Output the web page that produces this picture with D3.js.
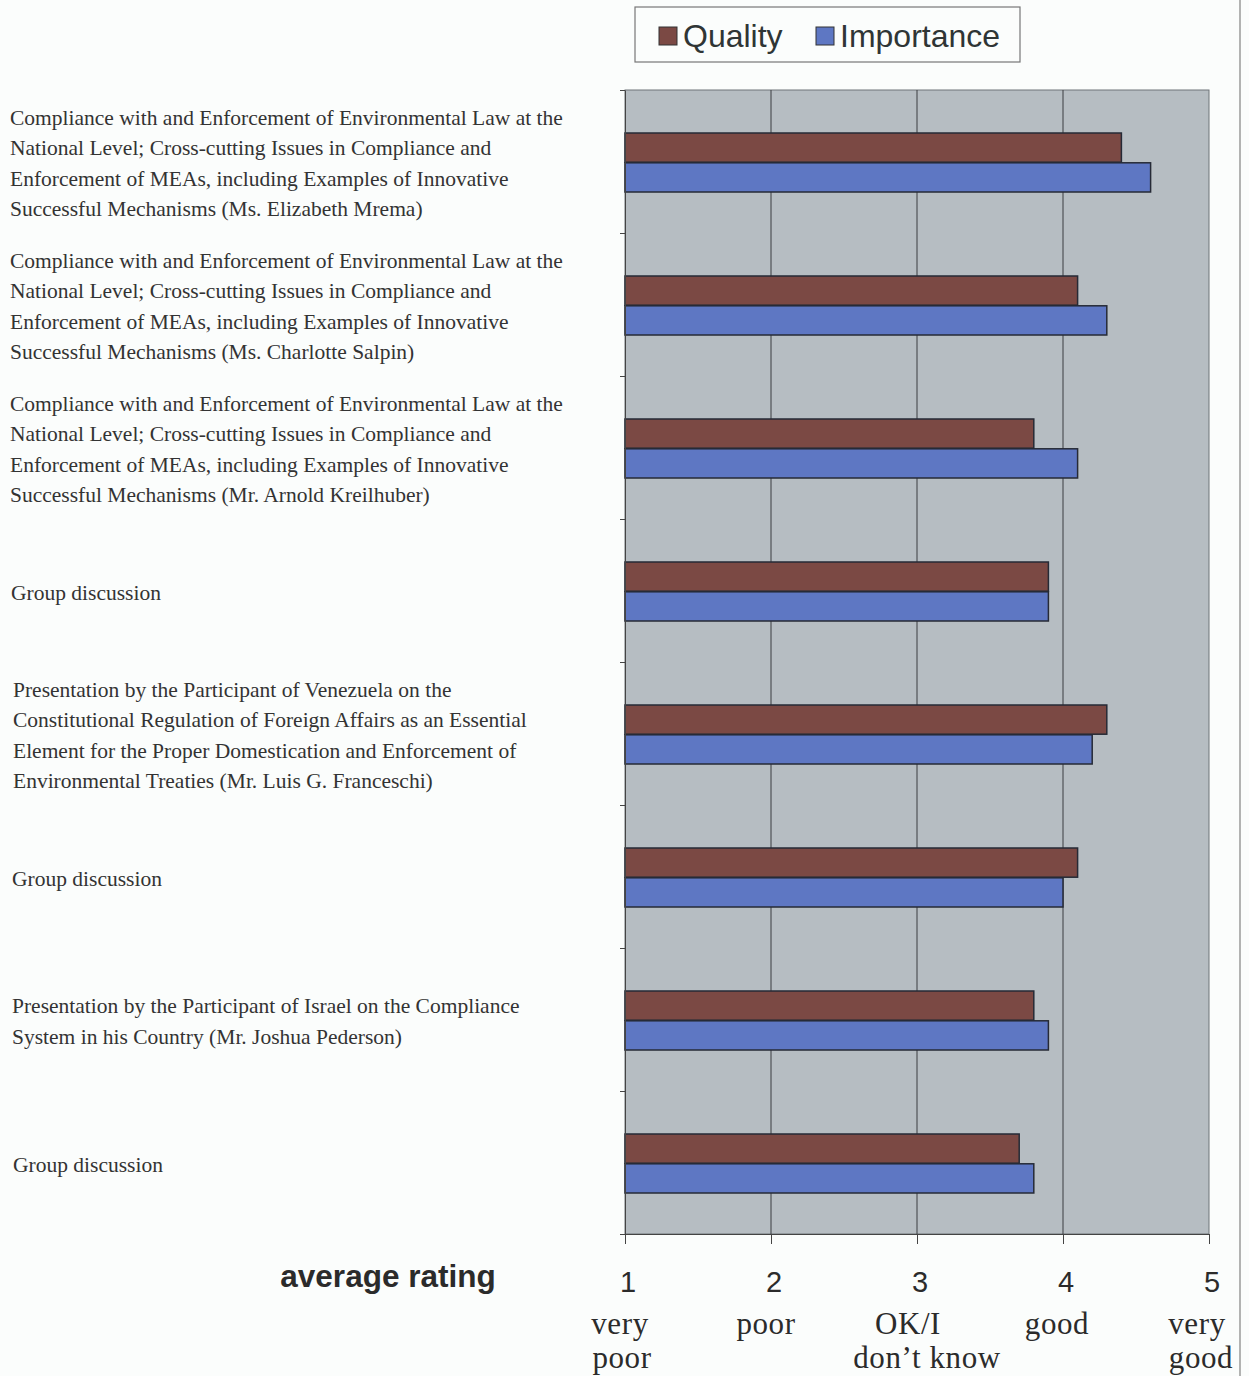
<!DOCTYPE html>
<html>
<head>
<meta charset="utf-8">
<script src="https://cdn.jsdelivr.net/npm/d3@7"></script>
<style>
  html, body { margin: 0; padding: 0; background: #fbfdfc; }
  svg { display: block; }
</style>
</head>
<body>
<script>
// Session titles, one array of text lines per session
const sessions = [
  ["Compliance with and Enforcement of Environmental Law at the",
   "National Level; Cross-cutting Issues in Compliance and",
   "Enforcement of MEAs, including Examples of Innovative",
   "Successful Mechanisms (Ms. Elizabeth Mrema)"],
  ["Compliance with and Enforcement of Environmental Law at the",
   "National Level; Cross-cutting Issues in Compliance and",
   "Enforcement of MEAs, including Examples of Innovative",
   "Successful Mechanisms (Ms. Charlotte Salpin)"],
  ["Compliance with and Enforcement of Environmental Law at the",
   "National Level; Cross-cutting Issues in Compliance and",
   "Enforcement of MEAs, including Examples of Innovative",
   "Successful Mechanisms (Mr. Arnold Kreilhuber)"],
  ["Group discussion"],
  ["Presentation by the Participant of Venezuela on the",
   "Constitutional Regulation of Foreign Affairs as an Essential",
   "Element for the Proper Domestication and Enforcement of",
   "Environmental Treaties (Mr. Luis G. Franceschi)"],
  ["Group discussion"],
  ["Presentation by the Participant of Israel on the Compliance",
   "System in his Country (Mr. Joshua Pederson)"],
  ["Group discussion"]
];

// Average ratings per session
const quality    = [4.4, 4.1, 3.8, 3.9, 4.3, 4.1, 3.8, 3.7];
const importance = [4.6, 4.3, 4.1, 3.9, 4.2, 4.0, 3.9, 3.8];

const seriesNames = ["Quality", "Importance"];
const seriesColors = ["#7b4944", "#5e77c3"];

// Rating scale ticks and their meaning
const ratingTicks = [1, 2, 3, 4, 5];
const ratingWords = [["very", "poor"], ["poor"], ["OK/I", "don\u2019t know"], ["good"], ["very", "good"]];

const W = 1249, H = 1376;
const plot = { left: 625, right: 1209, top: 90, bottom: 1234 };

const svg = d3.select("body").append("svg")
  .attr("width", W).attr("height", H);

const x = d3.scaleLinear().domain([1, 5]).range([plot.left, plot.right]);
const y = d3.scaleBand().domain(d3.range(sessions.length))
  .range([plot.top, plot.bottom]);
const inner = d3.scaleBand().domain(seriesNames)
  .range([43, 102]).paddingInner(0.02);

// page border on the right
svg.append("line")
  .attr("x1", 1240).attr("x2", 1240).attr("y1", 0).attr("y2", H)
  .attr("stroke", "#9a9a9a").attr("stroke-width", 1.5);

// plot background
svg.append("rect")
  .attr("x", plot.left).attr("y", plot.top)
  .attr("width", plot.right - plot.left).attr("height", plot.bottom - plot.top)
  .attr("fill", "#b6bdc2").attr("stroke", "#6f7478").attr("stroke-width", 1);

// vertical gridlines
svg.append("g").selectAll("line")
  .data(ratingTicks.slice(1, -1))
  .join("line")
  .attr("x1", d => x(d)).attr("x2", d => x(d))
  .attr("y1", plot.top).attr("y2", plot.bottom)
  .attr("stroke", "#3a3d40").attr("stroke-width", 1);

// bars
const rows = sessions.map((s, i) => ({ i, values: [quality[i], importance[i]] }));
const groups = svg.append("g").selectAll("g")
  .data(rows).join("g")
  .attr("transform", d => `translate(0,${y(d.i)})`);
groups.selectAll("rect")
  .data(d => d.values.map((v, k) => ({ v, k })))
  .join("rect")
  .attr("x", x(1))
  .attr("y", d => inner(seriesNames[d.k]))
  .attr("width", d => x(d.v) - x(1))
  .attr("height", inner.bandwidth())
  .attr("fill", d => seriesColors[d.k])
  .attr("stroke", "#262a36").attr("stroke-width", 1.5);

// left axis (category ticks, no labels)
const yAxis = d3.axisLeft(d3.scaleLinear().domain([0, sessions.length]).range([plot.top, plot.bottom]))
  .tickValues(d3.range(sessions.length + 1)).tickFormat("").tickSize(5).tickSizeOuter(0);
svg.append("g").attr("transform", `translate(${plot.left},0)`).call(yAxis)
  .call(g => g.selectAll("line,path").attr("stroke", "#444"));

// bottom axis
const xAxis = d3.axisBottom(x).tickValues(ratingTicks).tickFormat("")
  .tickSize(10).tickSizeOuter(0);
svg.append("g").attr("transform", `translate(0,${plot.bottom})`).call(xAxis)
  .call(g => g.selectAll("line,path").attr("stroke", "#444"));

// rating numbers
svg.append("g").selectAll("text")
  .data(ratingTicks).join("text")
  .attr("x", d => x(d) + 3).attr("y", 1292)
  .attr("text-anchor", "middle")
  .attr("font-family", "Liberation Sans, Arial, sans-serif")
  .attr("font-size", 29).attr("fill", "#2b2b2b")
  .text(d => d);

// rating words, each line centred under its tick with a small shift
const wordShift = [[-5, -3], [-5], [-9, 10], [-6], [-12, -8]];
ratingTicks.forEach((t, i) => {
  ratingWords[i].forEach((w, j) => {
    svg.append("text")
      .attr("x", x(t) + wordShift[i][j]).attr("y", 1334 + j * 34)
      .attr("text-anchor", "middle")
      .attr("font-family", "Liberation Serif, Times New Roman, serif")
      .attr("font-size", 31).attr("letter-spacing", 0.6).attr("fill", "#2b2b2b")
      .text(w);
  });
});

// axis title
svg.append("text")
  .attr("x", 388).attr("y", 1287)
  .attr("text-anchor", "middle")
  .attr("font-family", "Liberation Sans, Arial, sans-serif")
  .attr("font-size", 31.5).attr("font-weight", "bold").attr("fill", "#2b2b2b")
  .text("average rating");

// session labels
const labelX = [10, 10, 10, 11, 13, 12, 12, 13];
sessions.forEach((lines, i) => {
  const cy = y(i) + y.bandwidth() / 2 + 2;
  const lh = 30.2;
  const first = cy - (lines.length - 1) * lh / 2 + 7;
  const t = svg.append("text")
    .attr("font-family", "Liberation Serif, Times New Roman, serif")
    .attr("font-size", 21.5).attr("fill", "#333");
  lines.forEach((ln, j) => {
    t.append("tspan").attr("x", labelX[i]).attr("y", first + j * lh).text(ln);
  });
});

// legend
const lg = svg.append("g");
lg.append("rect")
  .attr("x", 635).attr("y", 7).attr("width", 385).attr("height", 55)
  .attr("fill", "#fbfdfc").attr("stroke", "#777").attr("stroke-width", 1.2);
const legendX = [659, 816];
seriesNames.forEach((name, k) => {
  lg.append("rect")
    .attr("x", legendX[k]).attr("y", 27).attr("width", 18).attr("height", 18)
    .attr("fill", seriesColors[k]).attr("stroke", "#333").attr("stroke-width", 1);
  lg.append("text")
    .attr("x", legendX[k] + 24).attr("y", 47)
    .attr("font-family", "Liberation Sans, Arial, sans-serif")
    .attr("font-size", 32).attr("fill", "#2f3535")
    .text(name);
});
</script>
</body>
</html>
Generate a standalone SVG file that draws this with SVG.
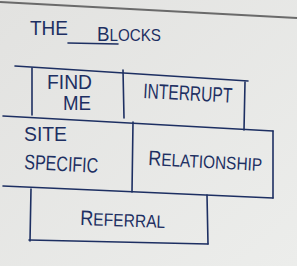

..............................

Print out the whole of the material word for word, without pictures.

Output the web page that produces this picture with D3.js.
<!DOCTYPE html>
<html>
<head>
<meta charset="utf-8">
<script src="https://cdn.jsdelivr.net/npm/d3@7"></script>
<style>
  html, body { margin: 0; padding: 0; background: #fbfdfc; }
  svg { display: block; }
</style>
</head>
<body>
<script>
// Session titles, one array of text lines per session
const sessions = [
  ["Compliance with and Enforcement of Environmental Law at the",
   "National Level; Cross-cutting Issues in Compliance and",
   "Enforcement of MEAs, including Examples of Innovative",
   "Successful Mechanisms (Ms. Elizabeth Mrema)"],
  ["Compliance with and Enforcement of Environmental Law at the",
   "National Level; Cross-cutting Issues in Compliance and",
   "Enforcement of MEAs, including Examples of Innovative",
   "Successful Mechanisms (Ms. Charlotte Salpin)"],
  ["Compliance with and Enforcement of Environmental Law at the",
   "National Level; Cross-cutting Issues in Compliance and",
   "Enforcement of MEAs, including Examples of Innovative",
   "Successful Mechanisms (Mr. Arnold Kreilhuber)"],
  ["Group discussion"],
  ["Presentation by the Participant of Venezuela on the",
   "Constitutional Regulation of Foreign Affairs as an Essential",
   "Element for the Proper Domestication and Enforcement of",
   "Environmental Treaties (Mr. Luis G. Franceschi)"],
  ["Group discussion"],
  ["Presentation by the Participant of Israel on the Compliance",
   "System in his Country (Mr. Joshua Pederson)"],
  ["Group discussion"]
];

// Average ratings per session
const quality    = [4.4, 4.1, 3.8, 3.9, 4.3, 4.1, 3.8, 3.7];
const importance = [4.6, 4.3, 4.1, 3.9, 4.2, 4.0, 3.9, 3.8];

const seriesNames = ["Quality", "Importance"];
const seriesColors = ["#7b4944", "#5e77c3"];

// Rating scale ticks and their meaning
const ratingTicks = [1, 2, 3, 4, 5];
const ratingWords = [["very", "poor"], ["poor"], ["OK/I", "don\u2019t know"], ["good"], ["very", "good"]];

const W = 1249, H = 1376;
const plot = { left: 625, right: 1209, top: 90, bottom: 1234 };

const svg = d3.select("body").append("svg")
  .attr("width", W).attr("height", H);

const x = d3.scaleLinear().domain([1, 5]).range([plot.left, plot.right]);
const y = d3.scaleBand().domain(d3.range(sessions.length))
  .range([plot.top, plot.bottom]);
const inner = d3.scaleBand().domain(seriesNames)
  .range([43, 102]).paddingInner(0.02);

// page border on the right
svg.append("line")
  .attr("x1", 1240).attr("x2", 1240).attr("y1", 0).attr("y2", H)
  .attr("stroke", "#9a9a9a").attr("stroke-width", 1.5);

// plot background
svg.append("rect")
  .attr("x", plot.left).attr("y", plot.top)
  .attr("width", plot.right - plot.left).attr("height", plot.bottom - plot.top)
  .attr("fill", "#b6bdc2").attr("stroke", "#6f7478").attr("stroke-width", 1);

// vertical gridlines
svg.append("g").selectAll("line")
  .data(ratingTicks.slice(1, -1))
  .join("line")
  .attr("x1", d => x(d)).attr("x2", d => x(d))
  .attr("y1", plot.top).attr("y2", plot.bottom)
  .attr("stroke", "#3a3d40").attr("stroke-width", 1);

// bars
const rows = sessions.map((s, i) => ({ i, values: [quality[i], importance[i]] }));
const groups = svg.append("g").selectAll("g")
  .data(rows).join("g")
  .attr("transform", d => `translate(0,${y(d.i)})`);
groups.selectAll("rect")
  .data(d => d.values.map((v, k) => ({ v, k })))
  .join("rect")
  .attr("x", x(1))
  .attr("y", d => inner(seriesNames[d.k]))
  .attr("width", d => x(d.v) - x(1))
  .attr("height", inner.bandwidth())
  .attr("fill", d => seriesColors[d.k])
  .attr("stroke", "#262a36").attr("stroke-width", 1.5);

// left axis (category ticks, no labels)
const yAxis = d3.axisLeft(d3.scaleLinear().domain([0, sessions.length]).range([plot.top, plot.bottom]))
  .tickValues(d3.range(sessions.length + 1)).tickFormat("").tickSize(5).tickSizeOuter(0);
svg.append("g").attr("transform", `translate(${plot.left},0)`).call(yAxis)
  .call(g => g.selectAll("line,path").attr("stroke", "#444"));

// bottom axis
const xAxis = d3.axisBottom(x).tickValues(ratingTicks).tickFormat("")
  .tickSize(10).tickSizeOuter(0);
svg.append("g").attr("transform", `translate(0,${plot.bottom})`).call(xAxis)
  .call(g => g.selectAll("line,path").attr("stroke", "#444"));

// rating numbers
svg.append("g").selectAll("text")
  .data(ratingTicks).join("text")
  .attr("x", d => x(d) + 3).attr("y", 1292)
  .attr("text-anchor", "middle")
  .attr("font-family", "Liberation Sans, Arial, sans-serif")
  .attr("font-size", 29).attr("fill", "#2b2b2b")
  .text(d => d);

// rating words, each line centred under its tick with a small shift
const wordShift = [[-5, -3], [-5], [-9, 10], [-6], [-12, -8]];
ratingTicks.forEach((t, i) => {
  ratingWords[i].forEach((w, j) => {
    svg.append("text")
      .attr("x", x(t) + wordShift[i][j]).attr("y", 1334 + j * 34)
      .attr("text-anchor", "middle")
      .attr("font-family", "Liberation Serif, Times New Roman, serif")
      .attr("font-size", 31).attr("letter-spacing", 0.6).attr("fill", "#2b2b2b")
      .text(w);
  });
});

// axis title
svg.append("text")
  .attr("x", 388).attr("y", 1287)
  .attr("text-anchor", "middle")
  .attr("font-family", "Liberation Sans, Arial, sans-serif")
  .attr("font-size", 31.5).attr("font-weight", "bold").attr("fill", "#2b2b2b")
  .text("average rating");

// session labels
const labelX = [10, 10, 10, 11, 13, 12, 12, 13];
sessions.forEach((lines, i) => {
  const cy = y(i) + y.bandwidth() / 2 + 2;
  const lh = 30.2;
  const first = cy - (lines.length - 1) * lh / 2 + 7;
  const t = svg.append("text")
    .attr("font-family", "Liberation Serif, Times New Roman, serif")
    .attr("font-size", 21.5).attr("fill", "#333");
  lines.forEach((ln, j) => {
    t.append("tspan").attr("x", labelX[i]).attr("y", first + j * lh).text(ln);
  });
});

// legend
const lg = svg.append("g");
lg.append("rect")
  .attr("x", 635).attr("y", 7).attr("width", 385).attr("height", 55)
  .attr("fill", "#fbfdfc").attr("stroke", "#777").attr("stroke-width", 1.2);
const legendX = [659, 816];
seriesNames.forEach((name, k) => {
  lg.append("rect")
    .attr("x", legendX[k]).attr("y", 27).attr("width", 18).attr("height", 18)
    .attr("fill", seriesColors[k]).attr("stroke", "#333").attr("stroke-width", 1);
  lg.append("text")
    .attr("x", legendX[k] + 24).attr("y", 47)
    .attr("font-family", "Liberation Sans, Arial, sans-serif")
    .attr("font-size", 32).attr("fill", "#2f3535")
    .text(name);
});
</script>
</body>
</html>
Generate a standalone SVG file that draws this with SVG.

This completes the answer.